Так или иначе, но тридцатисемилетний Поллок вспыхнул, как новое сияющее чудо в американском искусстве. <…> В 1944 году Поллок был практически неизвестен. Сейчас его картины находятся в пяти музеях США и в сорока частных коллекциях. <…> На выставке прошлой зимой он продал двенадцать из восемнадцати картин.
Эта краткая история успеха с типично американским указанием числа проданных картин и явным неуважением к художнику как к личности, ярко характеризует новое отношение массмедиа к авангарду, которое заставило многих художников скрежетать зубами от раздражения.
Суини в первых же строках своего вступления к каталогу выставки Поллока 1943 года проницательно заметил, что талант художника неистов, щедр, силен и беспорядочен. Он восхвалял решимость Поллока ввергать себя в пучину и поддерживал его независимость, которую рассматривал как доблесть, подобающую авангардисту. Далее в статье говорилось:
Молодые художники, в особенности американские, слишком заботятся о своей репутации. Слишком часто блюдо остывает, прежде чем его подадут. Нам нужно больше молодых людей, которые пишут, повинуясь внутреннему импульсу, не прислушиваясь к мнению критика или зрителя, – больше живописцев, рискующих испортить холст, лишь бы сказать что-то свое.
В этом смысле последователями Суини были все те, кто хотел создать Нью-Йоркскую школу. В обзоре, помещенном в журнале «Нэйшн» за 27 ноября, Гринберг тоже хвалил дерзость, энергию и силу Поллока, а младший коллега художника, Роберт Мазеруэлл, зимой 1944 года назвал его на страницах «Партизан Ревью» «одной из удач младшего поколения». Выстраивался ряд единомышленников, вскоре пустившийся в общее публичное приключение. Поначалу энергия концентрировалась в галерее Пегги Гуггенхайм, которая не теряла времени, выставляя работы молодых художников, писавших, как и советовал Суини, по воле внутреннего импульса. Нескольких художников Суини представил лично. В следующие несколько лет состоялись персональные выставки Базиотиса, Мазеруэлла, Ротко и Стилла. Суини написал предисловие к каталогу выставки Мазеруэлла, вновь подчеркнув важность процесса: «У него картина рождается не в голове, а на мольберте». Музей современного искусства в Нью-Йорке прозорливо приобрел свою первую вещь Мазеруэлла, а Музей современного искусства в Сан-Франциско под вольнодумным руководством доктора Морли устроил ему еще одну персональную выставку. Так все и началось. Среда внезапно расширилась, охватив уже не только художников, осознававших свою растущую значимость, но и меценатов, критиков, музейщиков и увеличивающееся число aficionados[23]
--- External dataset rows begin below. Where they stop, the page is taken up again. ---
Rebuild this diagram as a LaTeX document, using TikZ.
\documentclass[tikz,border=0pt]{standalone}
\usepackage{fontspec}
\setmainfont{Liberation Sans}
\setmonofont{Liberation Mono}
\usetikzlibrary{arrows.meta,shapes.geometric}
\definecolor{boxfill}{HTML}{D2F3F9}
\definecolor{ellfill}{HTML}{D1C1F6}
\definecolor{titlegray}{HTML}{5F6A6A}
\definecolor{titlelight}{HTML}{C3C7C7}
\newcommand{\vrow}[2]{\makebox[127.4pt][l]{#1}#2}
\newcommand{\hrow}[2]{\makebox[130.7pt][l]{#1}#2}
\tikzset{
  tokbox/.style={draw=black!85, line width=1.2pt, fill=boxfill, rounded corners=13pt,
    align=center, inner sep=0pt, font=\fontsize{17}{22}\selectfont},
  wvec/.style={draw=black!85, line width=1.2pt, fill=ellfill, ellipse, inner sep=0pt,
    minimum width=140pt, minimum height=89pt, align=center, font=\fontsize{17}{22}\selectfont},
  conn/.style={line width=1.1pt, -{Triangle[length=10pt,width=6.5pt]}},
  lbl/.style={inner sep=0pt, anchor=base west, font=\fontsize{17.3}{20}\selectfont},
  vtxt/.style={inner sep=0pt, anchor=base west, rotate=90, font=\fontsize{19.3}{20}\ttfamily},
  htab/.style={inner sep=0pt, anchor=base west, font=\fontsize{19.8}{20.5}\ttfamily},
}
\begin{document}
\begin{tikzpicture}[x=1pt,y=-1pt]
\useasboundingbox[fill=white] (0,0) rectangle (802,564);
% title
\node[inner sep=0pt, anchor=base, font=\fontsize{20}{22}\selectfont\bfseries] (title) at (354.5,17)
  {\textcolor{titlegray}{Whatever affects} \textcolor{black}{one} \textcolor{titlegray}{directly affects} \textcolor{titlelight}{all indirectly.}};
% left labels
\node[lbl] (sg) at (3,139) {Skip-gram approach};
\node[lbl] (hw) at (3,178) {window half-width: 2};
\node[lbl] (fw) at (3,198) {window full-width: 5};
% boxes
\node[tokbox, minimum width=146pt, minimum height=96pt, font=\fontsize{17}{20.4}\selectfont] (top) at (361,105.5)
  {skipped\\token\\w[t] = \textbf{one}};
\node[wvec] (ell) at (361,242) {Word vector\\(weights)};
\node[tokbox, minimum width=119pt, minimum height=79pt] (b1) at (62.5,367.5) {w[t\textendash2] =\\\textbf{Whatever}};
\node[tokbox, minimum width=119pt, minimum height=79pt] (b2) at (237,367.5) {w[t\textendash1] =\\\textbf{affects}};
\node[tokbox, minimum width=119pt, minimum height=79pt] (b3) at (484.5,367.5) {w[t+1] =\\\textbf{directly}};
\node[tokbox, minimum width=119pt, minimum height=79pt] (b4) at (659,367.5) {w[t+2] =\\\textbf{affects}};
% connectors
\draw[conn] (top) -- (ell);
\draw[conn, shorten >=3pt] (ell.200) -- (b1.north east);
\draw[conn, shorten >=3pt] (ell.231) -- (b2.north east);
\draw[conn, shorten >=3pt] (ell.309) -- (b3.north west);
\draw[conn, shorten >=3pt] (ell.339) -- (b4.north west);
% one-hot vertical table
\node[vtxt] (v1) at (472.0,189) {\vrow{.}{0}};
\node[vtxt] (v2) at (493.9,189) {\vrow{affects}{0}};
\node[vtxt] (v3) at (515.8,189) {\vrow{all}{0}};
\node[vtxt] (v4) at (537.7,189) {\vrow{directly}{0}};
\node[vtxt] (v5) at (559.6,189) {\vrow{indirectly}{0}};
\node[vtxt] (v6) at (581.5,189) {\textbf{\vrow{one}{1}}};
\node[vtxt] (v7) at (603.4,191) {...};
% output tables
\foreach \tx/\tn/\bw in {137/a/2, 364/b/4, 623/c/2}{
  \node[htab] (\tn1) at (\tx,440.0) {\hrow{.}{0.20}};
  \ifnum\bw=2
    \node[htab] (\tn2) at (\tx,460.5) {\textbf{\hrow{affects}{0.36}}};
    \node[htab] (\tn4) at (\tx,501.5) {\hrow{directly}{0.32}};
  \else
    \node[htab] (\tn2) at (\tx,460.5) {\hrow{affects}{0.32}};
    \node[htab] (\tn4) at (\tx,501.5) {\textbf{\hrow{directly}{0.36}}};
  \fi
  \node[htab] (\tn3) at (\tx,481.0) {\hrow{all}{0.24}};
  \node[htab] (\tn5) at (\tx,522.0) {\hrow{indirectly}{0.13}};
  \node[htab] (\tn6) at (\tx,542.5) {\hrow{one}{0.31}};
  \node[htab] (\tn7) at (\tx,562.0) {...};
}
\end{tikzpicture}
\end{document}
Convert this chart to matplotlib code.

.В конце 1940-х годов Поллок и его жена проводили бо́льшую времени в своем доме в Ист-Хэмптоне, где художник держал ручного ворона. Фото Герберта Маттера (?). Публикуется с разрешения Ли Краснер-Поллок.
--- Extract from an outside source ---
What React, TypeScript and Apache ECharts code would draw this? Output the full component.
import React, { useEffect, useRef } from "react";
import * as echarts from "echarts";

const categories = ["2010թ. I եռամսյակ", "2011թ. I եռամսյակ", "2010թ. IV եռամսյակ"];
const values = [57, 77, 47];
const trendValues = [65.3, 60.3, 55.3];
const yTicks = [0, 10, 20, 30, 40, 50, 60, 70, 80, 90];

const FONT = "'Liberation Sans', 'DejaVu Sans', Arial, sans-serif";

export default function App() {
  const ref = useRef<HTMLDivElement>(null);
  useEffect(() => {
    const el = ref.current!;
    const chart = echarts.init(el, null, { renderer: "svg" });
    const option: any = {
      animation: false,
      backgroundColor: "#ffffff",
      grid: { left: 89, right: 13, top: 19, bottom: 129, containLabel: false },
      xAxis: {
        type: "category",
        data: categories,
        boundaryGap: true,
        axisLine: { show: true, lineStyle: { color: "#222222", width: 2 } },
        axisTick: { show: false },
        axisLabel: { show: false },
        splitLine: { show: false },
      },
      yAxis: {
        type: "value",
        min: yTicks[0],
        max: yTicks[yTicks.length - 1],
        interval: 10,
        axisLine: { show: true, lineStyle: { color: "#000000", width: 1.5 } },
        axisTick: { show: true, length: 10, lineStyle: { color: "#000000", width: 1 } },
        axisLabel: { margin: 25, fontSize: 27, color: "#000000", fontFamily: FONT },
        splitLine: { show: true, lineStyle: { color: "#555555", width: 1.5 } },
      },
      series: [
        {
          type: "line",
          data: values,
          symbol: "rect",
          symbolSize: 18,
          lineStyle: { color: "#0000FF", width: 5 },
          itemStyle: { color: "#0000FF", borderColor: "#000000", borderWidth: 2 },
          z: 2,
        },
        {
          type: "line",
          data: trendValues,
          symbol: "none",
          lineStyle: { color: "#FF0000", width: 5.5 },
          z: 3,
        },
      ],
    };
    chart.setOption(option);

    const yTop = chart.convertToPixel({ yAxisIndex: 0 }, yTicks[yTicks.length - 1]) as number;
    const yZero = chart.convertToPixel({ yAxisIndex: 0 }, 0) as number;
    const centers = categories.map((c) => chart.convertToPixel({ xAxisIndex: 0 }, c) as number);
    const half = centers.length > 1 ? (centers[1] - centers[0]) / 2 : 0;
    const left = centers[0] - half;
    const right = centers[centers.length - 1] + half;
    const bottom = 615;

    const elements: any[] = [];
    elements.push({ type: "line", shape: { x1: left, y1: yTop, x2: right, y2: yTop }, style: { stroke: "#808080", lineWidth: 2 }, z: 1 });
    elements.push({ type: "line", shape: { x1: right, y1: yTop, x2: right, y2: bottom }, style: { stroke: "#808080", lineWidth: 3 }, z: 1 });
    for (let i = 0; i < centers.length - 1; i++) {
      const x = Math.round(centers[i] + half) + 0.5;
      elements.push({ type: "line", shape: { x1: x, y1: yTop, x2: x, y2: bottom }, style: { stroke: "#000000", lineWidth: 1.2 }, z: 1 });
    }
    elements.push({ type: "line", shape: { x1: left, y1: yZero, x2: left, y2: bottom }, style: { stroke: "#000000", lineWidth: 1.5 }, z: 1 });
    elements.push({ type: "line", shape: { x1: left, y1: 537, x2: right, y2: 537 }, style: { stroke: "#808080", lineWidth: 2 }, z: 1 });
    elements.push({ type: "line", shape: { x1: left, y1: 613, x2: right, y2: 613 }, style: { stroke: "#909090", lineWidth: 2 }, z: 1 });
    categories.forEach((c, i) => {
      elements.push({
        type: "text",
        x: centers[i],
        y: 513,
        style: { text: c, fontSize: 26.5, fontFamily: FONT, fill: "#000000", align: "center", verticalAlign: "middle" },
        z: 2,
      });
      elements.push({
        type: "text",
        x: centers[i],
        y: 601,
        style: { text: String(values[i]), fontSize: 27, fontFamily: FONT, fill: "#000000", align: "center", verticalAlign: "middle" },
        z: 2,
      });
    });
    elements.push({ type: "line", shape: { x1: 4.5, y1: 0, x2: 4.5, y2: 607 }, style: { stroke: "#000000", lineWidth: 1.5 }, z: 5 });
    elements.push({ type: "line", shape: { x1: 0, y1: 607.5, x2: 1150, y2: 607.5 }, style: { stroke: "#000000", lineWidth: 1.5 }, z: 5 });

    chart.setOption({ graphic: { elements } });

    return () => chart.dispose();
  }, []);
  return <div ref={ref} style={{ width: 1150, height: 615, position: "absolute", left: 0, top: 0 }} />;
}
Не все художники могли похвастать столь эффективной пропагандой своей работы. Такой представитель старшего поколения авангардистов – во всяком случае, по числу выставок, – как Аршил Горки, никак не мог отделаться от сомнений в успехе, которого, по его мнению, он заслуживал. Хотя одна из его картин попала в нью-йоркский Музей современного искусства еще в 1941 году, произошло это просто потому, что близкие друзья Горки решили ее пожертвовать (как они жертвовали картины и в аналогичный музей в Сан-Франциско). По сведениям Этель Швабахер, за оставшиеся семь лет жизни художника ни один музей больше не купил и не выставил ни одной его картины, а сам он не получал ни грантов, ни премий101
. И когда в марте 1945 года в галерее Жюльена Леви у него состоялась первая значительная персональная выставка, к каталогу которой написал известное впоследствии предисловие Бретон, она была встречена холодно. Клемент Гринберг сказал даже, что «для Горки наконец-то нашелся легкий выход»102, – комментарий вдвойне жестокий, если учесть поддержку художника Бретоном. Жанна Рейналь, близкая приятельница Горки, которая в то время находилась в Сан-Франциско, гневно осудила эту статью и попыталась убедить Горки поехать во Францию, где его работы получили бы высокую оценку. Нью-йоркская художественная среда оказалась жестокой по отношению к Горки, и этот художник, творчество которого заставляло вспомнить о том, что он был участником некогда мощных направлений в европейском изобразительном искусстве, был брошен на произвол судьбы.